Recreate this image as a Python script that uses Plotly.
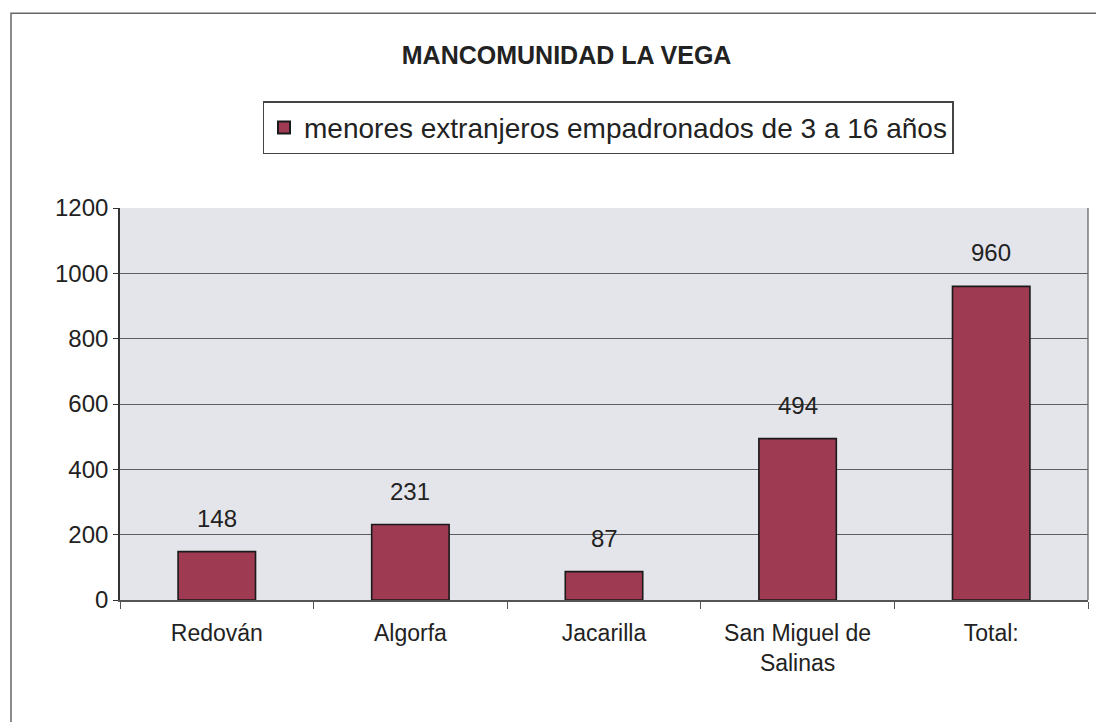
import plotly.graph_objects as go

categories = ["Redován", "Algorfa", "Jacarilla", "San Miguel de<br>Salinas", "Total:"]
values = [148, 231, 87, 494, 960]
series_name = "menores extranjeros empadronados de 3 a 16 años"
title = "MANCOMUNIDAD LA VEGA"
y_ticks = [0, 200, 400, 600, 800, 1000, 1200]

fig = go.Figure()
fig.add_trace(go.Bar(
    x=categories, y=values, name=series_name,
    marker=dict(color="#9e3a52", line=dict(color="#1a1a1a", width=1.6)),
    width=0.4,
    showlegend=True,
))

for c, v in zip(categories, values):
    fig.add_annotation(x=c, y=v, text=str(v), showarrow=False, yanchor="bottom", yshift=18,
                       font=dict(size=24, color="#222222"))

fig.update_layout(
    width=1104, height=722,
    paper_bgcolor="white", plot_bgcolor="#e4e5ea",
    font=dict(family="Liberation Sans, Arial, sans-serif", color="#222222"),
    margin=dict(l=112, r=24, t=200, b=130, autoexpand=False),
    title=dict(text="<b>" + title + "</b>", x=0.506, xanchor="center", xref="container",
               y=0.935, yanchor="middle", yref="container",
               font=dict(size=25, color="#222222")),
    legend=dict(x=0.5435, y=0.834, xanchor="center", yanchor="middle", orientation="h",
                xref="container", yref="container",
                bordercolor="#444444", borderwidth=1.5, bgcolor="white",
                font=dict(size=28, color="#222222"),
                itemsizing="constant"),
    shapes=[dict(type="rect", xref="paper", yref="paper", x0=-0.1126, x1=1.05, y0=-0.35, y1=1.497,
                 line=dict(color="#666666", width=1.5), fillcolor="rgba(0,0,0,0)", layer="below"),
            dict(type="line", xref="paper", yref="paper", x0=1, x1=1, y0=0, y1=1,
                 line=dict(color="#666666", width=1.3))],
)
fig.update_yaxes(range=[0, 1200], tickvals=y_ticks, showgrid=True, gridcolor="#5e5e5e", gridwidth=1.4,
                 showline=True, linecolor="#333333", linewidth=1.6, ticks="outside", ticklen=5,
                 tickcolor="#333333", tickfont=dict(size=24, color="#222222"), zeroline=False)
fig.update_xaxes(showline=True, linecolor="#555555", linewidth=1.6, ticks="outside", ticklen=7,
                 tickcolor="#555555", tickson="boundaries", tickfont=dict(size=23, color="#222222"),
                 ticklabelstandoff=12, mirror=False)

fig.write_html("out.html")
----
Task brief: Repeat the material above in full and exactly, omitting the pictures.

Solution below:
Recreate this image as a Python script that uses Plotly.
import plotly.graph_objects as go

categories = ["Redován", "Algorfa", "Jacarilla", "San Miguel de<br>Salinas", "Total:"]
values = [148, 231, 87, 494, 960]
series_name = "menores extranjeros empadronados de 3 a 16 años"
title = "MANCOMUNIDAD LA VEGA"
y_ticks = [0, 200, 400, 600, 800, 1000, 1200]

fig = go.Figure()
fig.add_trace(go.Bar(
    x=categories, y=values, name=series_name,
    marker=dict(color="#9e3a52", line=dict(color="#1a1a1a", width=1.6)),
    width=0.4,
    showlegend=True,
))

for c, v in zip(categories, values):
    fig.add_annotation(x=c, y=v, text=str(v), showarrow=False, yanchor="bottom", yshift=18,
                       font=dict(size=24, color="#222222"))

fig.update_layout(
    width=1104, height=722,
    paper_bgcolor="white", plot_bgcolor="#e4e5ea",
    font=dict(family="Liberation Sans, Arial, sans-serif", color="#222222"),
    margin=dict(l=112, r=24, t=200, b=130, autoexpand=False),
    title=dict(text="<b>" + title + "</b>", x=0.506, xanchor="center", xref="container",
               y=0.935, yanchor="middle", yref="container",
               font=dict(size=25, color="#222222")),
    legend=dict(x=0.5435, y=0.834, xanchor="center", yanchor="middle", orientation="h",
                xref="container", yref="container",
                bordercolor="#444444", borderwidth=1.5, bgcolor="white",
                font=dict(size=28, color="#222222"),
                itemsizing="constant"),
    shapes=[dict(type="rect", xref="paper", yref="paper", x0=-0.1126, x1=1.05, y0=-0.35, y1=1.497,
                 line=dict(color="#666666", width=1.5), fillcolor="rgba(0,0,0,0)", layer="below"),
            dict(type="line", xref="paper", yref="paper", x0=1, x1=1, y0=0, y1=1,
                 line=dict(color="#666666", width=1.3))],
)
fig.update_yaxes(range=[0, 1200], tickvals=y_ticks, showgrid=True, gridcolor="#5e5e5e", gridwidth=1.4,
                 showline=True, linecolor="#333333", linewidth=1.6, ticks="outside", ticklen=5,
                 tickcolor="#333333", tickfont=dict(size=24, color="#222222"), zeroline=False)
fig.update_xaxes(showline=True, linecolor="#555555", linewidth=1.6, ticks="outside", ticklen=7,
                 tickcolor="#555555", tickson="boundaries", tickfont=dict(size=23, color="#222222"),
                 ticklabelstandoff=12, mirror=False)

fig.write_html("out.html")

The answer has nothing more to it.